I can feel the darkness closing in around me. Set to swallow me whole. And I remember Admiral Adams in his farewell, looking directly at me as he spoke the academy motto, those words and that memory now blinding in my mind.
We the Legion
We the light
Burning bright against the night
“You cannot fight us, Cat.”
Watch me.
“You cannot stop us forever.”
I don’t need to.
“We are legion.”
So
am
I
I reach out through the network. The tendrils of energy connecting all of it. All of us. Turning the strength of the many back upon itself. I just need to buy them time. Time to run, get out, get away. Time to get the hells off this infected rock, to regroup, to recognize what Auri actually is and what she’s supposed to do.
This defeat is a victory.
I can feel her in my mind. Reaching out into me, radiant midnight blue, flaring bright against our burning blue green.
I can’t hold them for long, O’Malley. …
“Cat, I …”
GO!
Princeps and the others tremble in place. Struggling against the tiny army of me. Aurora can feel them, crashing against me, wave after suffocating wave. She knows better than all the others—that there’s nothing that can be done. And so she turns to Tyler, who’s still staring at me in horror.
“Tyler, we have to go,” she says.
He blinks at her, understanding her meaning.
Tyler, we have to leave her.
I reach into the muscle that was me. Feel the tears welling in my new blue eyes as I force the lungs to move, the mouth to speak.
“I told you, Ty,” I whisper. “You h
ave to let me go.”
“Cat, no.”
“Please …”
I can feel them. All of them. These people who were my family. These people who were my friends. They’re members of the Aurora Legion, and they don’t leave their people behind. But each of them knows, in their own way, that I won’t be people for very much longer.
I feel it slipping. I lose my grip. The undergrowth, Princeps, the colonists surge forward and Aurora throws up her hands, a sphere of pure telekinetic force keeping the flood in check. I can’t hold them back anymore. I can only hold on to this tiny fragment of me—this last tiny island in a sea of warm, sweet darkness.
I don’t want to leave them. But looking into the Ra’haam—all it is and can become—I realize with a tiny spark of horror that I don’t want to leave it, either.
I look at Tyler. The scar I gave him when we were kids. The tears in his eyes. And I see it.
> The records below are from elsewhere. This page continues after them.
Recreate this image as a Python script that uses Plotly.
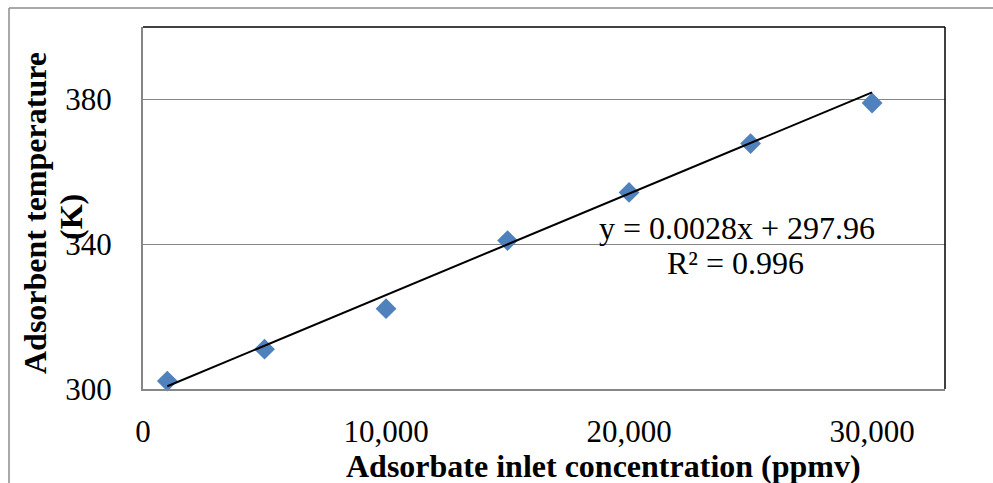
import plotly.graph_objects as go

# Measured adsorbent temperature against adsorbate inlet concentration
concentration_ppmv = [1000, 5000, 10000, 15000, 20000, 25000, 30000]
temperature_k = [302.2, 311.0, 322.2, 341.0, 354.3, 367.8, 379.0]

# Linear trendline coefficients
slope = 0.0028
intercept = 297.96
r_squared = 0.996

x_ticks = [0, 10000, 20000, 30000]
y_ticks = [300, 340, 380]

trend_x = [min(concentration_ppmv), max(concentration_ppmv)]
trend_y = [slope * v + intercept for v in trend_x]

SERIF = "Liberation Serif, Times New Roman, serif"
AXIS_GRAY = "#868686"

# plot area in pixels: left 143, right 945, top 27, bottom 389
PL, PR, PT, PB = 143, 945, 27, 389


def px(x):
    return (x - PL) / (PR - PL)


def py(y):
    return (PB - y) / (PB - PT)


fig = go.Figure()

fig.add_trace(go.Scatter(
    x=concentration_ppmv, y=temperature_k, mode="markers",
    marker=dict(symbol="diamond", size=16, color="#4F81BD", line=dict(width=0)),
    showlegend=False, cliponaxis=False,
))
fig.add_trace(go.Scatter(
    x=trend_x, y=trend_y, mode="lines",
    line=dict(color="black", width=2),
    showlegend=False, cliponaxis=False,
))

# Plot-area border (top and right) plus the outer chart frame
shapes = [
    dict(type="line", xref="paper", yref="paper", x0=0, x1=1, y0=1, y1=1,
         line=dict(color="black", width=1.5)),
    dict(type="line", xref="paper", yref="paper", x0=1, x1=1, y0=0, y1=1,
         line=dict(color="black", width=1.5)),
    dict(type="line", xref="paper", yref="paper", x0=px(9), x1=px(1000), y0=py(8), y1=py(8),
         line=dict(color="#8c8c8c", width=1.5)),
    dict(type="line", xref="paper", yref="paper", x0=px(9), x1=px(9), y0=py(8), y1=py(490),
         line=dict(color="#8c8c8c", width=1.5)),
]


def label(text, x, y, size, angle=0):
    return dict(text=text, x=px(x), y=py(y), xref="paper", yref="paper",
                xanchor="center", yanchor="middle", showarrow=False,
                textangle=angle, font=dict(family=SERIF, size=size, color="black"))


annotations = [
    label(f"y = {slope}x + {intercept}", 737, 228, 32),
    label(f"R² = {r_squared}", 735, 263, 32),
    label("<b>Adsorbate inlet concentration (ppmv)</b>", 603, 466, 32),
    label("<b>Adsorbent temperature</b>", 35, 213, 32, -90),
    label("<b>(K)</b>", 71, 217, 32, -90),
]

fig.update_layout(
    width=993, height=483,
    margin=dict(l=PL, r=993 - PR, t=PT, b=483 - PB),
    paper_bgcolor="white", plot_bgcolor="white",
    shapes=shapes, annotations=annotations,
    font=dict(family=SERIF, color="black"),
    xaxis=dict(
        range=[0, 33000], tickvals=x_ticks, tickformat=",",
        showgrid=False, zeroline=False,
        showline=True, linecolor=AXIS_GRAY, linewidth=2,
        ticks="", ticklabelstandoff=14,
        tickfont=dict(family=SERIF, size=31, color="black"),
    ),
    yaxis=dict(
        range=[300, 400], tickvals=y_ticks,
        showgrid=True, gridcolor=AXIS_GRAY, gridwidth=1.2,
        zeroline=False,
        showline=True, linecolor=AXIS_GRAY, linewidth=2,
        ticks="", ticklabelstandoff=23,
        tickfont=dict(family=SERIF, size=31, color="black"),
    ),
)

fig.write_html("out.html")
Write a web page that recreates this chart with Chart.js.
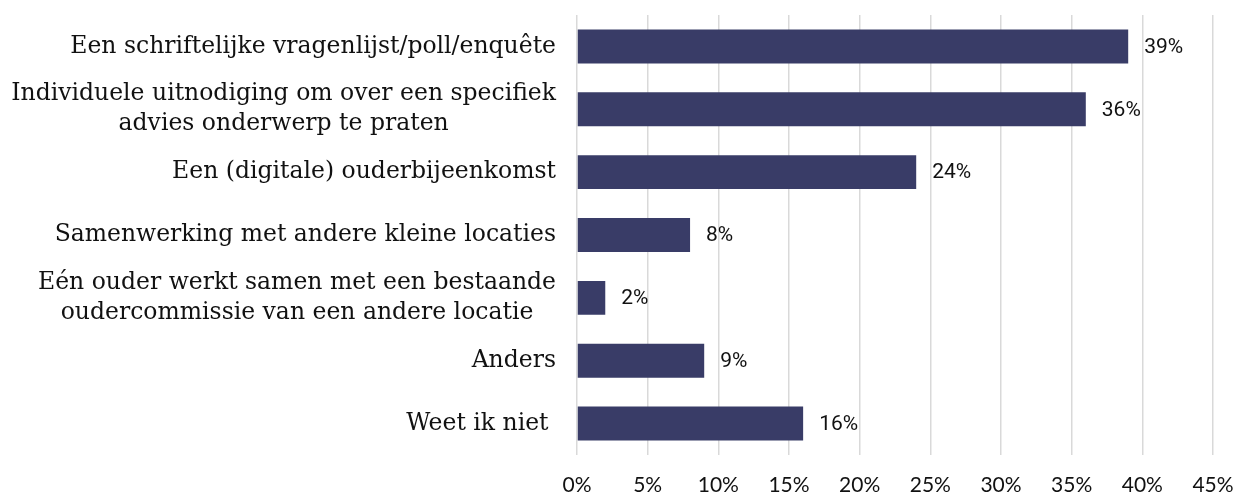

Here at the end. Shining bright against this night.
“Cat … ,” he whispers. “I …”
“I know,” I breathe.
I shiver.
Feeling it close in around me.
“Go,” I beg. “While you still can.”
They run. Limping. Sobbing. Finian clutching the core fuel he synthesized, Kal and Zila supporting his weight. Scarlett, arm in arm with her twin, understanding maybe better than he does. Aurora leads them toward the GIA shuttle, arms flung up, a bubble of telekinetic force pushing back the rippling tendrils, the grasping hands, the all of us set to swallow the six of them.
I follow them at distance. Walking through the seething, clawing, biting growths, the wreckage of the broken reactor, the ruins of this broken colony. A blue wind kisses my skin. I can feel it working its way inward now, encroaching on the tiny spark. The last ember. All that remains of me.
I feel its power.
I feel its warmth.
I feel its welcome.
I take off my helmet.
And I’m nineteen and a million years old and standing in a sea of rippling blue-green as the people who were my friends bundle inside that little ship. And I can feel the spores dancing in the air around me and bubbling under the mantle beneath me and all the knowledge in the singularity waiting to embrace me. I’m a million light-years from where I was born and yet I’m right at home. And I’m exhilarated and I’m terrified and I’m laughing and I’m screaming and I’m everything and I’m nothing and I’m Cat and I’m Ra’haam and as the Longbow door cycles closed, as I look on them with eyes that are still mine for the very last time, I see him turn and look back at me.